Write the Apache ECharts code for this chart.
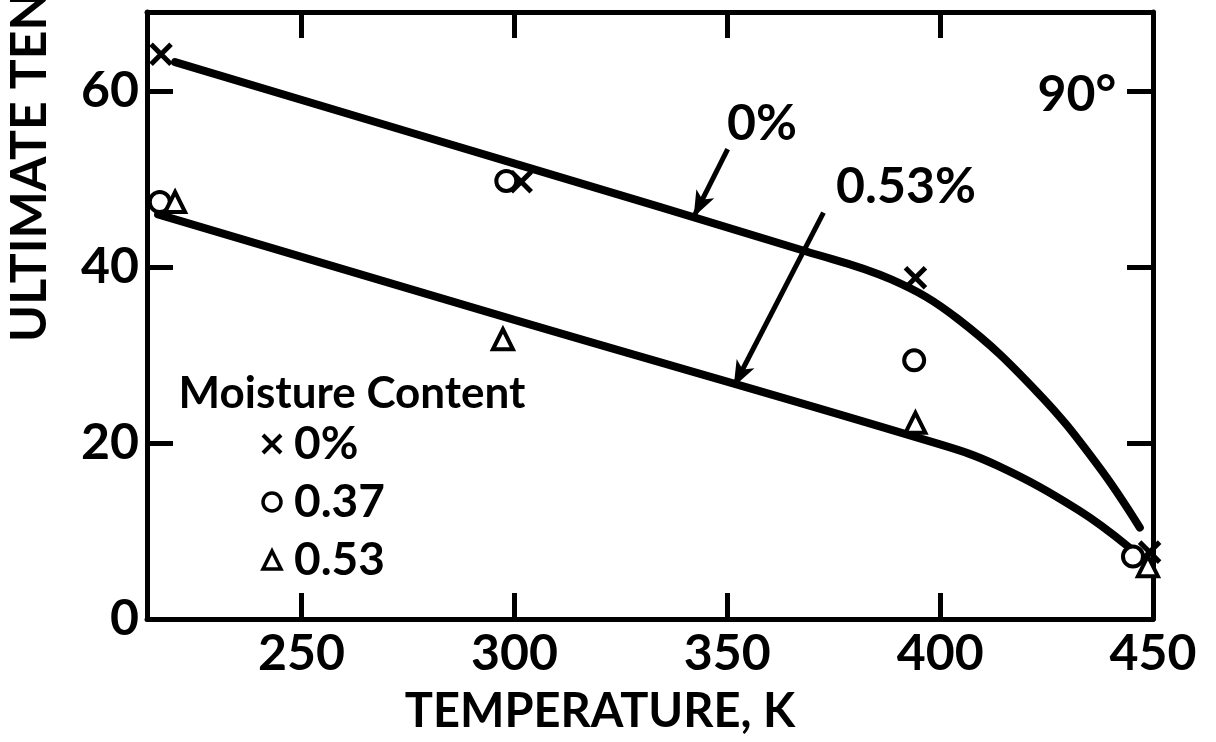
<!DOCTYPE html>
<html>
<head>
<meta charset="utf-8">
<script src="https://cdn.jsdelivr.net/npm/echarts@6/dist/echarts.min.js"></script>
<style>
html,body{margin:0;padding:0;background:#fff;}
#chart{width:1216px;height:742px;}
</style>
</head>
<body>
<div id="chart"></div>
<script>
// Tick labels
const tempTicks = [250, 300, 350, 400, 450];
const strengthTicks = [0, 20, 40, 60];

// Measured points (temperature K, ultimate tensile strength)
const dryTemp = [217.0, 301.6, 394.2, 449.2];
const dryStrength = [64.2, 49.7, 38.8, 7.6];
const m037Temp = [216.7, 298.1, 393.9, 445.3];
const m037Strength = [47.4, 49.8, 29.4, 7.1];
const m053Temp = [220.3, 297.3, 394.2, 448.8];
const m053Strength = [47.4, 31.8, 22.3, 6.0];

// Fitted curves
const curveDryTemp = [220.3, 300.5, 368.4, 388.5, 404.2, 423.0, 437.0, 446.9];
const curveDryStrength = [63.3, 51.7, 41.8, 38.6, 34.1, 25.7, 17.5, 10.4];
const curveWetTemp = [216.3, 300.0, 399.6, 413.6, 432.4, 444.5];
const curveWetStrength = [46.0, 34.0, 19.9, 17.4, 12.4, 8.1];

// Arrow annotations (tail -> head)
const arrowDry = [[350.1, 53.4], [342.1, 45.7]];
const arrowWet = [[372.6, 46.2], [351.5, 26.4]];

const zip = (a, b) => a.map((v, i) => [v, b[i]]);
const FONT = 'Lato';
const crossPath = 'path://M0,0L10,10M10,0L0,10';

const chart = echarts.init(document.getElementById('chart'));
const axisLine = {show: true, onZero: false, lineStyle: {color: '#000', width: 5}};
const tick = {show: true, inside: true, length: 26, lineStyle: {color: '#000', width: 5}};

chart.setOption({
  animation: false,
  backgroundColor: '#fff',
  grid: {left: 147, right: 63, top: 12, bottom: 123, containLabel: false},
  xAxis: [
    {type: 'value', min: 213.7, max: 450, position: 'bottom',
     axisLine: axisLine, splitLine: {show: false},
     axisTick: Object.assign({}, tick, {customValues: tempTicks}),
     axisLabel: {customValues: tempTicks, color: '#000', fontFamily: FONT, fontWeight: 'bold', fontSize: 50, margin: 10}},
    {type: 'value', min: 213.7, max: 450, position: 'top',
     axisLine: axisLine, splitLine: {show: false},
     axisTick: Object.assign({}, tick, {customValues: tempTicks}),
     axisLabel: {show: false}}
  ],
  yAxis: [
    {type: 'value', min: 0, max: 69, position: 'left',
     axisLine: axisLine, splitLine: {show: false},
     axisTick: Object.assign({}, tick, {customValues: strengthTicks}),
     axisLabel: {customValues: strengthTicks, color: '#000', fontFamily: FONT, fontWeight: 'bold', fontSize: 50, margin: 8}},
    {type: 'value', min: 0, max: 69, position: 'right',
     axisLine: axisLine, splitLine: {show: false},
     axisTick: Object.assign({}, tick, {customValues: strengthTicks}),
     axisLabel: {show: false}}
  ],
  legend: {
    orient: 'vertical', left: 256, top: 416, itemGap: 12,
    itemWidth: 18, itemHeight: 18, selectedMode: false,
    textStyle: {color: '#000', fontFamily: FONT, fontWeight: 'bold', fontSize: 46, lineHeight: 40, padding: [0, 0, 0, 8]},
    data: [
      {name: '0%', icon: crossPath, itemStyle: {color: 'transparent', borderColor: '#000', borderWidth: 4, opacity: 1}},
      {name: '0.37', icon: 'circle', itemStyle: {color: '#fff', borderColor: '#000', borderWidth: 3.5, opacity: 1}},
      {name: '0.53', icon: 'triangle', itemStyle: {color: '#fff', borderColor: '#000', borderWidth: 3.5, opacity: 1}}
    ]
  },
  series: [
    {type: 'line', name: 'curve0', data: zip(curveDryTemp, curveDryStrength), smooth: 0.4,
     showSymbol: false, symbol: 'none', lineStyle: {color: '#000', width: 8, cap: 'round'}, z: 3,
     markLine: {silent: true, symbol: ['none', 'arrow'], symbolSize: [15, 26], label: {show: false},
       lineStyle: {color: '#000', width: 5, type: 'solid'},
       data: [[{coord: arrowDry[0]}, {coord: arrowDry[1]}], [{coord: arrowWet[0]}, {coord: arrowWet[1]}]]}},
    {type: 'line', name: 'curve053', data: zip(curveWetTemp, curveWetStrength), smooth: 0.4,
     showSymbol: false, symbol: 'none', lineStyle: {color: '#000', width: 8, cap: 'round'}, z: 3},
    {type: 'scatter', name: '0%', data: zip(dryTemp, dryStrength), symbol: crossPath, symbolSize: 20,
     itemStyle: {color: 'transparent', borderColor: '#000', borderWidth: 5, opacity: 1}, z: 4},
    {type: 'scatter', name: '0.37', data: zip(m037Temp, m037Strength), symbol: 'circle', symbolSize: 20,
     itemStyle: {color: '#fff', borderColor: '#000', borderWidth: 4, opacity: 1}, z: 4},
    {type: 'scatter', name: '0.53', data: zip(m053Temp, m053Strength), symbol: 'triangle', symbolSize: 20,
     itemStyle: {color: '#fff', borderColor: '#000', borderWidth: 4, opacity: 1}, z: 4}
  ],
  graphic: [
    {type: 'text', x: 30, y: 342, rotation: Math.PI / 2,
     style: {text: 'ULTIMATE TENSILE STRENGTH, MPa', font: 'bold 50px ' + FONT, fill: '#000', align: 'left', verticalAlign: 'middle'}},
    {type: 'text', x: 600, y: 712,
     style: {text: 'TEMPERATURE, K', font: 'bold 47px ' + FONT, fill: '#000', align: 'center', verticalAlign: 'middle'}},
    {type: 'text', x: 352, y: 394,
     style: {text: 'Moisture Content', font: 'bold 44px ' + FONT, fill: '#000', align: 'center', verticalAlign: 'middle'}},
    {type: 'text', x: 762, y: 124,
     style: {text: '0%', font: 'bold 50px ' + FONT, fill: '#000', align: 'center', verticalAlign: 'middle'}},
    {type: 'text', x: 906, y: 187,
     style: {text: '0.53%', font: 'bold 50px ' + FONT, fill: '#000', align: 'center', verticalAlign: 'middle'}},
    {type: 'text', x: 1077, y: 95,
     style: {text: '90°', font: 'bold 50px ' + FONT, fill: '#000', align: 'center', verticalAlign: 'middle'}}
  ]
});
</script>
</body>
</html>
-=-=-
What is being asked:
Omit every picture, then reproduce the rest of the listing exactly.

Task response:
Write the Apache ECharts code for this chart.
<!DOCTYPE html>
<html>
<head>
<meta charset="utf-8">
<script src="https://cdn.jsdelivr.net/npm/echarts@6/dist/echarts.min.js"></script>
<style>
html,body{margin:0;padding:0;background:#fff;}
#chart{width:1216px;height:742px;}
</style>
</head>
<body>
<div id="chart"></div>
<script>
// Tick labels
const tempTicks = [250, 300, 350, 400, 450];
const strengthTicks = [0, 20, 40, 60];

// Measured points (temperature K, ultimate tensile strength)
const dryTemp = [217.0, 301.6, 394.2, 449.2];
const dryStrength = [64.2, 49.7, 38.8, 7.6];
const m037Temp = [216.7, 298.1, 393.9, 445.3];
const m037Strength = [47.4, 49.8, 29.4, 7.1];
const m053Temp = [220.3, 297.3, 394.2, 448.8];
const m053Strength = [47.4, 31.8, 22.3, 6.0];

// Fitted curves
const curveDryTemp = [220.3, 300.5, 368.4, 388.5, 404.2, 423.0, 437.0, 446.9];
const curveDryStrength = [63.3, 51.7, 41.8, 38.6, 34.1, 25.7, 17.5, 10.4];
const curveWetTemp = [216.3, 300.0, 399.6, 413.6, 432.4, 444.5];
const curveWetStrength = [46.0, 34.0, 19.9, 17.4, 12.4, 8.1];

// Arrow annotations (tail -> head)
const arrowDry = [[350.1, 53.4], [342.1, 45.7]];
const arrowWet = [[372.6, 46.2], [351.5, 26.4]];

const zip = (a, b) => a.map((v, i) => [v, b[i]]);
const FONT = 'Lato';
const crossPath = 'path://M0,0L10,10M10,0L0,10';

const chart = echarts.init(document.getElementById('chart'));
const axisLine = {show: true, onZero: false, lineStyle: {color: '#000', width: 5}};
const tick = {show: true, inside: true, length: 26, lineStyle: {color: '#000', width: 5}};

chart.setOption({
  animation: false,
  backgroundColor: '#fff',
  grid: {left: 147, right: 63, top: 12, bottom: 123, containLabel: false},
  xAxis: [
    {type: 'value', min: 213.7, max: 450, position: 'bottom',
     axisLine: axisLine, splitLine: {show: false},
     axisTick: Object.assign({}, tick, {customValues: tempTicks}),
     axisLabel: {customValues: tempTicks, color: '#000', fontFamily: FONT, fontWeight: 'bold', fontSize: 50, margin: 10}},
    {type: 'value', min: 213.7, max: 450, position: 'top',
     axisLine: axisLine, splitLine: {show: false},
     axisTick: Object.assign({}, tick, {customValues: tempTicks}),
     axisLabel: {show: false}}
  ],
  yAxis: [
    {type: 'value', min: 0, max: 69, position: 'left',
     axisLine: axisLine, splitLine: {show: false},
     axisTick: Object.assign({}, tick, {customValues: strengthTicks}),
     axisLabel: {customValues: strengthTicks, color: '#000', fontFamily: FONT, fontWeight: 'bold', fontSize: 50, margin: 8}},
    {type: 'value', min: 0, max: 69, position: 'right',
     axisLine: axisLine, splitLine: {show: false},
     axisTick: Object.assign({}, tick, {customValues: strengthTicks}),
     axisLabel: {show: false}}
  ],
  legend: {
    orient: 'vertical', left: 256, top: 416, itemGap: 12,
    itemWidth: 18, itemHeight: 18, selectedMode: false,
    textStyle: {color: '#000', fontFamily: FONT, fontWeight: 'bold', fontSize: 46, lineHeight: 40, padding: [0, 0, 0, 8]},
    data: [
      {name: '0%', icon: crossPath, itemStyle: {color: 'transparent', borderColor: '#000', borderWidth: 4, opacity: 1}},
      {name: '0.37', icon: 'circle', itemStyle: {color: '#fff', borderColor: '#000', borderWidth: 3.5, opacity: 1}},
      {name: '0.53', icon: 'triangle', itemStyle: {color: '#fff', borderColor: '#000', borderWidth: 3.5, opacity: 1}}
    ]
  },
  series: [
    {type: 'line', name: 'curve0', data: zip(curveDryTemp, curveDryStrength), smooth: 0.4,
     showSymbol: false, symbol: 'none', lineStyle: {color: '#000', width: 8, cap: 'round'}, z: 3,
     markLine: {silent: true, symbol: ['none', 'arrow'], symbolSize: [15, 26], label: {show: false},
       lineStyle: {color: '#000', width: 5, type: 'solid'},
       data: [[{coord: arrowDry[0]}, {coord: arrowDry[1]}], [{coord: arrowWet[0]}, {coord: arrowWet[1]}]]}},
    {type: 'line', name: 'curve053', data: zip(curveWetTemp, curveWetStrength), smooth: 0.4,
     showSymbol: false, symbol: 'none', lineStyle: {color: '#000', width: 8, cap: 'round'}, z: 3},
    {type: 'scatter', name: '0%', data: zip(dryTemp, dryStrength), symbol: crossPath, symbolSize: 20,
     itemStyle: {color: 'transparent', borderColor: '#000', borderWidth: 5, opacity: 1}, z: 4},
    {type: 'scatter', name: '0.37', data: zip(m037Temp, m037Strength), symbol: 'circle', symbolSize: 20,
     itemStyle: {color: '#fff', borderColor: '#000', borderWidth: 4, opacity: 1}, z: 4},
    {type: 'scatter', name: '0.53', data: zip(m053Temp, m053Strength), symbol: 'triangle', symbolSize: 20,
     itemStyle: {color: '#fff', borderColor: '#000', borderWidth: 4, opacity: 1}, z: 4}
  ],
  graphic: [
    {type: 'text', x: 30, y: 342, rotation: Math.PI / 2,
     style: {text: 'ULTIMATE TENSILE STRENGTH, MPa', font: 'bold 50px ' + FONT, fill: '#000', align: 'left', verticalAlign: 'middle'}},
    {type: 'text', x: 600, y: 712,
     style: {text: 'TEMPERATURE, K', font: 'bold 47px ' + FONT, fill: '#000', align: 'center', verticalAlign: 'middle'}},
    {type: 'text', x: 352, y: 394,
     style: {text: 'Moisture Content', font: 'bold 44px ' + FONT, fill: '#000', align: 'center', verticalAlign: 'middle'}},
    {type: 'text', x: 762, y: 124,
     style: {text: '0%', font: 'bold 50px ' + FONT, fill: '#000', align: 'center', verticalAlign: 'middle'}},
    {type: 'text', x: 906, y: 187,
     style: {text: '0.53%', font: 'bold 50px ' + FONT, fill: '#000', align: 'center', verticalAlign: 'middle'}},
    {type: 'text', x: 1077, y: 95,
     style: {text: '90°', font: 'bold 50px ' + FONT, fill: '#000', align: 'center', verticalAlign: 'middle'}}
  ]
});
</script>
</body>
</html>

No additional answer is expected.